__Short problem__.
Gather all lines from the material that contain the word "this".

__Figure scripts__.
=-=-=
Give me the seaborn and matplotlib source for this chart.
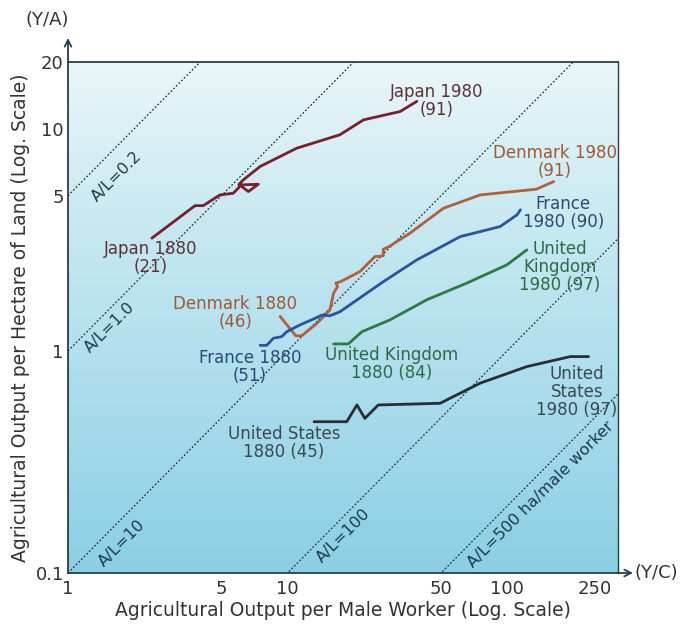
import numpy as np
import pandas as pd
import matplotlib
matplotlib.use("Agg")
import matplotlib.pyplot as plt
from matplotlib.colors import LinearSegmentedColormap
import seaborn as sns

# ---- series: agricultural output per male worker (x) vs per hectare (y), 1880-1980
japan_x = [2.41, 3.79, 4.13, 4.92, 5.66, 5.97, 6.08, 7.36, 6.63, 6.0, 6.3, 7.5, 11.0, 17.3, 22.2, 32.6, 38.8]
japan_y = [3.22, 4.51, 4.51, 5.04, 5.13, 5.41, 5.59, 5.63, 5.22, 5.62, 5.9, 6.77, 8.18, 9.4, 10.98, 11.97, 13.3]

denmark_x = [9.25, 10.9, 11.6, 13.6, 15.6, 16.2, 16.9, 16.6, 17.4, 19.3, 21.4, 25.0, 27.3, 27.3, 29.0, 36.1, 51.3, 75.4, 136, 163]
denmark_y = [1.43, 1.17, 1.17, 1.33, 1.53, 1.82, 1.95, 2.02, 2.05, 2.16, 2.28, 2.66, 2.68, 2.87, 2.95, 3.39, 4.39, 5.04, 5.35, 5.79]

france_x = [7.5, 8.04, 8.62, 9.41, 9.91, 11.4, 13.3, 14.3, 15.6, 17.3, 27.3, 38.8, 61.1, 92.9, 111, 115]
france_y = [1.06, 1.06, 1.14, 1.16, 1.22, 1.31, 1.40, 1.45, 1.44, 1.50, 2.05, 2.57, 3.27, 3.63, 4.1, 4.32]

uk_x = [16.2, 18.9, 21.8, 29.3, 43.1, 65.5, 99.7, 123]
uk_y = [1.075, 1.075, 1.22, 1.38, 1.70, 2.02, 2.44, 2.85]

us_x = [13.2, 18.6, 20.7, 22.5, 25.9, 49.5, 75.4, 123, 194, 235]
us_y = [0.48, 0.48, 0.571, 0.497, 0.571, 0.581, 0.716, 0.85, 0.943, 0.943]

countries = ["Japan", "Denmark", "France", "United Kingdom", "United States"]
line_colors = ["#7a1e2c", "#b0603a", "#2a52a0", "#2e7a40", "#2a2e33"]
text_colors = ["#5a3236", "#9c5a36", "#2a4878", "#2d6a45", "#3a4852"]

# land-labour ratio reference lines (ha per male worker)
al_ratios = [0.2, 1.0, 10, 100, 500]
al_labels = ["A/L=0.2", "A/L=1.0", "A/L=10", "A/L=100", "A/L=500 ha/male worker"]
al_label_pos = [(1.67, 6.08), (1.55, 1.27), (1.76, 0.136), (17.9, 0.148), (143, 0.225)]

x_ticks = [1, 5, 10, 50, 100, 250]
x_ticklabels = ["1", "5", "10", "50", "100", "250"]
y_ticks = [0.1, 1, 5, 10, 20]
y_ticklabels = ["0.1", "1", "5", "10", "20"]

# endpoint annotations: (text, x, y, colour index)
point_labels = [
    ("Japan 1880\n(21)", 2.39, 2.61, 0),
    ("Japan 1980\n(91)", 48.0, 13.4, 0),
    ("Denmark 1880\n(46)", 5.77, 1.48, 1),
    ("Denmark 1980\n(91)", 165, 7.1, 1),
    ("France 1880\n(51)", 6.75, 0.843, 2),
    ("France\n1980 (90)", 180, 4.16, 2),
    ("United Kingdom\n1880 (84)", 29.9, 0.869, 3),
    ("United\nKingdom\n1980 (97)", 174, 2.39, 3),
    ("United States\n1880 (45)", 9.64, 0.385, 4),
    ("United\nStates\n1980 (97)", 208, 0.65, 4),
]

sns.set_theme(style="white")
plt.rcParams["font.family"] = ["DejaVu Sans"]

series = {
    "Japan": (japan_x, japan_y),
    "Denmark": (denmark_x, denmark_y),
    "France": (france_x, france_y),
    "United Kingdom": (uk_x, uk_y),
    "United States": (us_x, us_y),
}
frames = []
for name in countries:
    xs, ys = series[name]
    frames.append(pd.DataFrame({"country": name, "step": range(len(xs)),
                                "output_per_worker": xs, "output_per_ha": ys}))
df = pd.concat(frames, ignore_index=True)

W, H = 684, 624
fig = plt.figure(figsize=(W / 100, H / 100), dpi=100)
fig.patch.set_facecolor("white")
left, right, top, bottom = 68, 618, 62, 573
rect = [left / W, 1 - bottom / H, (right - left) / W, (bottom - top) / H]

# background wash: pale at the top, sky blue at the bottom
bg = fig.add_axes(rect, zorder=0)
cmap = LinearSegmentedColormap.from_list(
    "wash", ["#8bcfe4", "#a9dcec", "#c6e8f1", "#e9f6f8"])
grad = np.linspace(0, 1, 256).reshape(-1, 1)
bg.imshow(grad, aspect="auto", cmap=cmap, origin="lower", extent=[0, 1, 0, 1])
bg.set_axis_off()

ax = fig.add_axes(rect, zorder=1)
ax.set_facecolor("none")
ax.set_xscale("log")
ax.set_yscale("log")
ax.set_xlim(1, 320)
ax.set_ylim(0.1, 20)

# reference lines of constant land per worker: y = x / (A/L)
xs_ref = np.geomspace(1, 320, 200)
for ratio in al_ratios:
    ax.plot(xs_ref, xs_ref / ratio, color="#1e2a33", lw=0.9,
            ls=(0, (1.4, 1.6)), zorder=2)
for text, (tx, ty) in zip(al_labels, al_label_pos):
    ax.text(tx, ty, text, rotation=45, rotation_mode="anchor",
            ha="center", va="center", fontsize=11.5, color="#1d3a4c", zorder=3)

sns.lineplot(data=df, x="output_per_worker", y="output_per_ha", hue="country",
             hue_order=countries, palette=dict(zip(countries, line_colors)),
             sort=False, estimator=None, legend=False, lw=2.0, ax=ax, zorder=4)

for text, tx, ty, ci in point_labels:
    ax.text(tx, ty, text, ha="center", va="center", fontsize=12,
            color=text_colors[ci], linespacing=1.0, zorder=5)

spine_color = "#2b3c46"
for s in ax.spines.values():
    s.set_color(spine_color)
    s.set_linewidth(1.3)
ax.spines["right"].set_linewidth(1.0)

ax.set_xticks(x_ticks)
ax.set_xticklabels(x_ticklabels)
ax.set_yticks(y_ticks)
ax.set_yticklabels(y_ticklabels)
ax.minorticks_off()
ax.tick_params(axis="both", which="major", direction="in", length=11,
               width=1.3, color=spine_color, labelsize=13, labelcolor="#333333")
ax.tick_params(axis="x", pad=5)
ax.tick_params(axis="y", pad=3)

ax.set_xlabel("Agricultural Output per Male Worker (Log. Scale)",
              fontsize=13.5, color="#333333", labelpad=2)
ax.set_ylabel("Agricultural Output per Hectare of Land (Log. Scale)",
              fontsize=13.5, color="#333333", labelpad=4)

# axis arrows and their symbols
arrow_kw = dict(arrowstyle="->", color=spine_color, lw=1.3,
                shrinkA=0, shrinkB=0, mutation_scale=12)
ax.annotate("", xy=(0, 1 + 24 / (bottom - top)), xytext=(0, 1),
            xycoords="axes fraction", arrowprops=arrow_kw,
            annotation_clip=False)
ax.annotate("", xy=(1 + 15 / (right - left), 0), xytext=(1, 0),
            xycoords="axes fraction", arrowprops=arrow_kw,
            annotation_clip=False)
fig.text(47 / W, 1 - 20 / H, "(Y/A)", ha="center", va="center",
         fontsize=13, color="#333333")
fig.text(634 / W, 1 - 573 / H, "(Y/C)", ha="left", va="center",
         fontsize=13, color="#333333")

fig.savefig("out.png", dpi=100)
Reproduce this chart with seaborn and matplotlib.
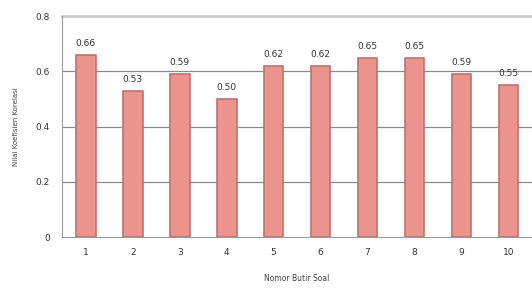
import numpy as np
import pandas as pd
import matplotlib
matplotlib.use("Agg")
import matplotlib.pyplot as plt
import seaborn as sns

# --------------------------------------------------------------
# Data
# --------------------------------------------------------------

butir = ["1", "2", "3", "4", "5", "6", "7", "8", "9", "10"]
nilai = [0.66, 0.53, 0.59, 0.50, 0.62, 0.62, 0.65, 0.65, 0.59, 0.55]
y_ticks = [0, 0.2, 0.4, 0.6, 0.8]
y_tick_labels = ["0", "0.2", "0.4", "0.6", "0.8"]

df = pd.DataFrame({"butir": butir, "nilai": nilai})

# --------------------------------------------------------------
# Plot
# --------------------------------------------------------------

sns.set_style("white")
plt.rcParams["font.family"] = ["DejaVu Sans"]

fig = plt.figure(figsize=(5.32, 2.93), dpi=100)
ax = fig.add_axes([0.117, 0.191, 0.883, 0.754])

sns.barplot(
    data=df,
    x="butir",
    y="nilai",
    color="#EC938D",
    saturation=1,
    edgecolor="#BE736E",
    linewidth=1.2,
    width=0.42,
    ax=ax,
)

ax.bar_label(
    ax.containers[0],
    fmt="%.2f",
    padding=5,
    fontsize=6.5,
    color="#333333",
)

ax.set_ylim(0, 0.8)
ax.set_xlim(-0.5, 9.47)
ax.set_yticks(y_ticks)
ax.set_yticklabels(y_tick_labels)

# gridlines (the top one is lighter, like a frame)
for y in y_ticks[1:-1]:
    ax.axhline(y, color="#8a8a8a", linewidth=0.9, zorder=0)
ax.axhline(0.8, color="#cccccc", linewidth=2, zorder=0, clip_on=False)

for side in ["right", "top"]:
    ax.spines[side].set_visible(False)
ax.spines["left"].set_color("#9a9a9a")
ax.spines["bottom"].set_color("#9a9a9a")

# tick marks between categories
ax.set_xticks(np.arange(-0.5, 10, 1), minor=True)
ax.tick_params(axis="x", which="major", length=0, pad=8, labelsize=6.5, labelcolor="#333333")
ax.tick_params(axis="x", which="minor", length=3, color="#9a9a9a", direction="out")
ax.tick_params(axis="y", length=3, color="#9a9a9a", labelsize=6.5, labelcolor="#333333", pad=6)

ax.set_xlabel("Nomor Butir Soal", fontsize=5.5, color="#444444", labelpad=12)
ax.set_ylabel("Nilai Koefisien Korelasi", fontsize=5, color="#444444", labelpad=12)

fig.savefig("out.png", dpi=100)
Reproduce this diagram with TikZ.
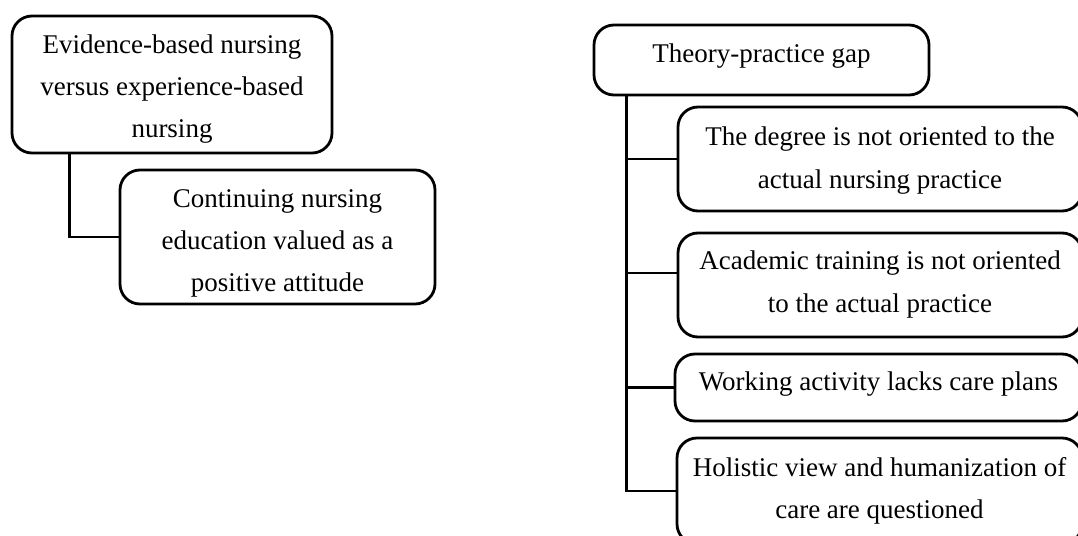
\documentclass[tikz,border=0pt]{standalone}
\usepackage{fontspec}
\setmainfont{Liberation Serif}
\usetikzlibrary{calc}
\tikzset{
  box/.style={draw, line width=2.8pt, rounded corners=20pt, align=center,
    font=\fontsize{27}{42}\selectfont, inner sep=0pt},
  link/.style={draw, line width=2.8pt}
}
\begin{document}
\begin{tikzpicture}[x=1pt,y=-1pt]
\useasboundingbox (0,0) rectangle (1078,535);
\clip (0,0) rectangle (1078,535);
% left group
\node[box, minimum width=320, minimum height=137] (A) at (172,84.5)
  {\rule{0pt}{27pt}Evidence-based nursing\\versus experience-based\\nursing};
\node[box, minimum width=315, minimum height=134] (B) at (277.5,237)
  {\rule{0pt}{31pt}Continuing nursing\\education valued as a\\positive attitude};
\draw[link] ($(A.south west)+(59,0)$) |- (B.west);
% right group
\node[box, minimum width=335, minimum height=70, text depth=14pt] (R) at (761.5,60)
  {Theory-practice gap};
\node[box, minimum width=404, minimum height=104, font=\fontsize{27}{43}\selectfont] (C1) at (880,159)
  {\rule{0pt}{22pt}The degree is not oriented to the\\actual nursing practice};
\node[box, minimum width=404, minimum height=104, font=\fontsize{27}{43}\selectfont] (C2) at (880,285)
  {Academic training is not oriented\\to the actual practice};
\node[box, minimum width=407, minimum height=67, text depth=12pt] (C3) at (878.5,387.5)
  {Working activity lacks care plans};
\node[box, minimum width=405, minimum height=106] (C4) at (879.5,491)
  {Holistic view and humanization of\\care are questioned};
\coordinate (T) at ($(R.south west)+(34,0)$);
\draw[link] (T) |- (C4.west);
\draw[link] (T) |- (C1.west);
\draw[link] ($(C2.west)+(0,-12)$) -| (T);
\draw[link] (T) |- (C3.west);
\end{tikzpicture}
\end{document}
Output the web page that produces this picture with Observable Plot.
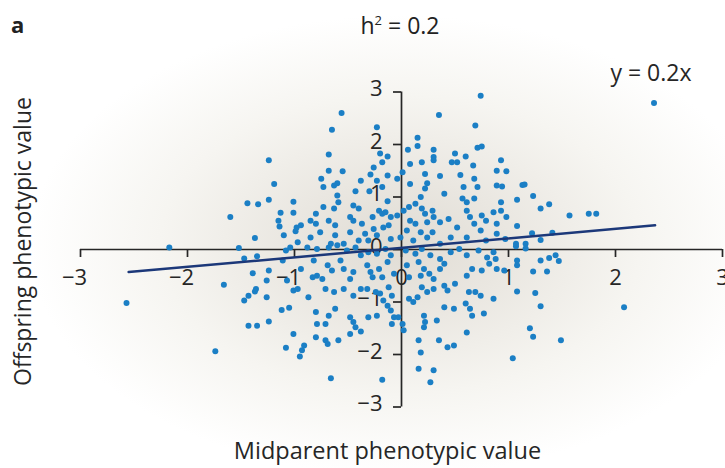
<!DOCTYPE html>
<html><head><meta charset="utf-8">
<script src="https://cdn.jsdelivr.net/npm/d3@7"></script>
<script src="https://cdn.jsdelivr.net/npm/@observablehq/plot@0.6"></script>
<style>
body{margin:0;}
#wrap{position:relative;width:725px;height:468px;overflow:hidden;
  background:radial-gradient(ellipse 370px 230px at 400px 245px,#e0dcd4 0%,#eae7e1 30%,#f6f5f1 65%,#ffffff 100%);
  font-family:"Open Sans",sans-serif;color:#222;}
#head{position:relative;height:40px;}
#panel{position:absolute;left:11px;top:13px;line-height:23px;font-weight:bold;font-size:22px;}
#title{position:absolute;left:0;width:800px;text-align:center;top:14px;line-height:23px;font-size:23px;}
#title sup{font-size:13px;vertical-align:9px;line-height:0;}
</style></head>
<body><div id="wrap"><div id="head"><span id="panel">a</span><div id="title">h<sup>2</sup> = 0.2</div></div><div id="chart"></div></div>
<script>
const midparent = [
-1.24,-1.19,-1.44,-1.34,-1.24,-1.01,-1.13,-1.01,-1.60,-1.15,
-1.14,-0.98,-0.99,-1.10,-1.37,-2.17,-1.52,-0.97,-1.04,-1.47,
-1.35,-1.08,-1.11,-1.39,-1.24,-1.26,-1.07,-1.66,-1.36,-1.37,
-1.43,-1.47,-1.26,-1.01,-0.97,-2.57,-1.12,-1.05,-1.43,-1.35,
-1.24,-1.01,-1.08,-0.95,-1.74,1.07,1.16,1.08,1.08,1.30,
1.38,1.44,1.47,0.96,1.23,1.36,1.08,1.25,1.30,2.08,
1.20,1.23,1.49,1.04,2.36,0.93,0.98,0.94,1.13,1.15,
1.23,1.08,0.93,1.30,1.38,0.93,0.98,1.57,1.75,1.82,
1.08,1.22,1.41,1.30,1.07,1.16,0.97,-0.56,0.74,0.35,
-0.65,-0.23,0.69,0.15,0.15,0.06,0.30,0.30,0.30,0.50,
0.47,0.52,0.60,0.71,0.75,0.67,-0.68,-0.20,-0.13,-0.18,
0.08,0.19,0.01,-0.26,-0.29,-0.13,-0.55,-0.68,-0.75,0.22,
0.36,0.55,0.68,0.89,-0.38,-0.23,-0.04,-0.73,-0.63,-0.60,
-0.43,-0.30,-0.18,-0.13,0.08,0.24,0.22,0.18,0.40,0.58,
0.71,0.68,0.57,0.61,0.89,-0.60,-0.59,-0.73,-0.80,-0.85,
-0.80,-0.76,-0.68,-0.63,-0.62,-0.45,-0.40,-0.48,-0.45,-0.37,
-0.27,-0.21,-0.18,-0.15,-0.26,-0.17,-0.12,-0.10,-0.04,-0.48,
-0.62,-0.34,0.02,0.07,0.13,0.19,0.22,0.29,0.30,0.08,
0.13,0.24,0.05,0.18,0.29,0.36,0.44,0.52,0.61,0.64,
0.68,0.75,0.79,0.86,0.89,0.74,0.46,0.61,0.79,0.89,
-0.01,-0.10,-0.23,-0.31,-0.40,-0.54,-0.66,-0.85,-0.94,0.36,
0.11,0.24,-0.88,-0.79,-0.68,-0.60,-0.51,-0.43,-0.38,-0.31,
-0.23,-0.15,-0.10,0.04,0.13,0.19,0.27,0.36,0.46,0.54,
0.61,0.72,0.80,0.86,-0.94,-0.82,-0.79,-0.69,-0.65,-0.57,
-0.54,-0.48,-0.45,-0.32,-0.29,-0.27,-0.21,-0.18,-0.13,-0.07,
0.05,0.07,0.16,0.21,0.18,0.26,0.30,0.36,0.40,0.50,
0.61,0.66,0.75,0.82,0.88,0.89,-0.83,-0.74,-0.71,-0.63,
-0.54,-0.87,-0.45,-0.38,-0.32,-0.24,-0.20,-0.12,-0.09,-0.17,
-0.13,0.07,0.11,0.15,0.19,0.24,0.30,0.40,0.43,0.63,
0.69,0.74,0.86,0.40,0.49,0.60,0.64,0.66,0.77,0.21,
0.22,0.21,0.33,0.61,-0.62,-0.68,-0.80,-0.79,-0.71,-0.48,
-0.45,-0.43,-0.48,-0.38,-0.31,-0.23,-0.10,-0.07,-0.09,-0.03,
0.01,0.02,-0.80,-0.71,-0.69,-0.59,-0.91,-0.93,0.16,0.18,
0.35,0.43,0.49,0.16,0.30,-0.66,-0.18,0.27
];
const offspring = [
1.70,1.25,0.88,0.86,0.95,0.91,0.70,0.70,0.62,0.55,
0.44,0.42,0.35,0.27,0.22,0.04,0.03,0.14,0.04,-0.17,
-0.13,-0.02,-0.21,-0.45,-0.40,-0.59,-0.59,-0.67,-0.75,-0.80,
-0.88,-0.97,-0.91,-0.78,-0.75,-1.02,-1.15,-1.11,-1.45,-1.45,
-1.37,-1.61,-1.87,-2.04,-1.94,0.06,0.02,-0.21,-0.30,-0.21,
-0.16,-0.11,-0.22,-0.40,-0.42,-0.42,-0.80,-0.83,-1.08,-1.10,
-1.50,-1.66,-1.73,-2.07,2.79,1.70,1.49,1.20,1.23,1.24,
1.02,0.95,0.90,0.78,0.86,0.74,0.62,0.65,0.68,0.68,
0.45,0.31,0.32,0.18,0.11,0.11,0.20,2.60,2.93,2.56,
2.28,2.33,2.36,2.13,1.97,1.90,1.90,1.76,1.70,1.83,
1.66,1.66,1.77,1.94,1.96,1.60,1.81,1.83,1.77,1.66,
1.63,1.66,1.47,1.56,1.43,1.41,1.49,1.50,1.35,1.44,
1.40,1.42,1.35,1.50,1.31,1.31,1.35,1.19,1.22,1.26,
1.11,1.11,1.19,0.92,1.25,1.26,1.16,1.00,1.06,1.19,
1.19,0.97,0.97,0.90,1.22,1.03,0.90,0.81,0.68,0.55,
0.49,0.33,0.55,0.78,0.46,0.84,0.78,0.62,0.55,0.49,
0.62,0.74,0.68,0.71,0.39,0.42,0.46,0.62,0.65,0.33,
0.27,0.30,0.74,0.81,0.87,0.78,0.68,0.74,0.62,0.55,
0.49,0.52,0.36,0.33,0.33,0.52,0.58,0.42,0.74,0.62,
0.49,0.65,0.55,0.71,0.49,0.36,0.23,0.23,0.17,0.30,
0.23,0.20,0.27,0.17,0.17,0.11,0.11,0.23,0.46,0.11,
0.17,0.23,0.04,0.01,0.04,0.08,-0.02,0.04,-0.11,-0.05,
-0.08,0.01,-0.11,-0.02,-0.08,0.01,-0.11,-0.18,-0.05,0.01,
-0.11,-0.02,-0.15,-0.05,-0.37,-0.21,-0.50,-0.30,-0.40,-0.21,
-0.37,-0.56,-0.43,-0.30,-0.43,-0.53,-0.37,-0.53,-0.24,-0.46,
-0.30,-0.53,-0.24,-0.37,-0.50,-0.46,-0.56,-0.37,-0.27,-0.65,
-0.50,-0.37,-0.40,-0.27,-0.18,-0.37,-0.53,-0.56,-0.75,-0.81,
-0.75,-0.91,-0.88,-0.75,-0.75,-0.81,-0.84,-0.72,-0.88,-0.97,
-1.07,-0.94,-1.00,-0.91,-0.72,-0.81,-0.75,-0.69,-0.78,-0.81,
-0.81,-0.88,-0.94,-1.10,-1.13,-1.03,-1.13,-1.26,-1.22,-1.26,
-1.38,-1.48,-1.35,-1.58,-1.13,-1.26,-1.19,-1.42,-1.42,-1.29,
-1.38,-1.48,-1.61,-1.56,-1.29,-1.26,-1.16,-1.29,-1.42,-1.29,
-1.42,-1.54,-1.67,-1.73,-1.80,-1.73,-1.83,-1.92,-1.73,-1.96,
-1.73,-1.86,-1.83,-2.27,-2.30,-2.45,-2.48,-2.53
];
const xTicks = [-3,-2,-1,0,1,2,3];
const yTicks = [-3,-2,-1,0,1,2,3];
const fitX = [-2.55, 2.37];
const fitY = [-0.43, 0.46];
const xLabel = "Midparent phenotypic value";
const yLabel = "Offspring phenotypic value";
const fitLabel = "y = 0.2x";

const points = midparent.map((x, i) => ({x, y: offspring[i]}));
const fit = fitX.map((x, i) => ({x, y: fitY[i]}));
const fmt = d => d < 0 ? "\u2212" + Math.abs(d) : String(d);
const ink = "#262626";
const tickFont = 22;

const chart = Plot.plot({
  width: 725, height: 428,
  marginLeft: 80, marginRight: 3, marginTop: 51.5, marginBottom: 61.5,
  x: {domain: [-3, 3], axis: null},
  y: {domain: [-3, 3], axis: null},
  style: {background: "transparent", fontFamily: "'Open Sans', sans-serif", overflow: "visible", color: ink},
  marks: [
    Plot.ruleY([0], {x1: -3, x2: 3, stroke: ink, strokeWidth: 1.7}),
    Plot.ruleX([0], {y1: -3, y2: 3, stroke: ink, strokeWidth: 1.7}),
    Plot.ruleX(xTicks, {x: d => d, y1: 0, y2: 0, insetBottom: -8, stroke: ink, strokeWidth: 1.7}),
    Plot.ruleY(yTicks, {y: d => d, x1: 0, x2: 0, insetLeft: -8, stroke: ink, strokeWidth: 1.7}),
    Plot.text(xTicks.filter(d => d >= 0), {x: d => d, y: 0, text: fmt, dy: 28, fontSize: tickFont, fill: ink}),
    Plot.text(xTicks.filter(d => d < 0), {x: d => d, y: 0, text: fmt, dx: -6, dy: 28, fontSize: tickFont, fill: ink}),
    Plot.text(yTicks, {y: d => d, x: 0, text: fmt, dx: -19, dy: -3, textAnchor: "end", fontSize: tickFont, fill: ink}),
    Plot.dot(points, {x: "x", y: "y", r: 3, fill: "#1b7fc5", stroke: "none"}),
    Plot.line(fit, {x: "x", y: "y", stroke: "#1c3879", strokeWidth: 2.5}),
    Plot.text([fitLabel], {frameAnchor: "top-right", textAnchor: "end", lineAnchor: "middle", dx: -31, dy: -18, fontSize: 23, fill: ink}),
    Plot.text([xLabel], {frameAnchor: "bottom", textAnchor: "middle", lineAnchor: "middle", dx: -14, dy: 44, fontSize: 23.5, fill: ink}),
    Plot.text([yLabel], {frameAnchor: "left", textAnchor: "middle", lineAnchor: "middle", rotate: -90, dx: -57, dy: -8, fontSize: 23, fill: ink})
  ]
});
document.getElementById("chart").appendChild(chart);
</script>
</body></html>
=-=-=
__Result__.
Give me the seaborn and matplotlib source for this chart.
Reproduce this chart with seaborn and matplotlib.
Reproduce this diagram with TikZ.
Output the web page that produces this picture with Observable Plot.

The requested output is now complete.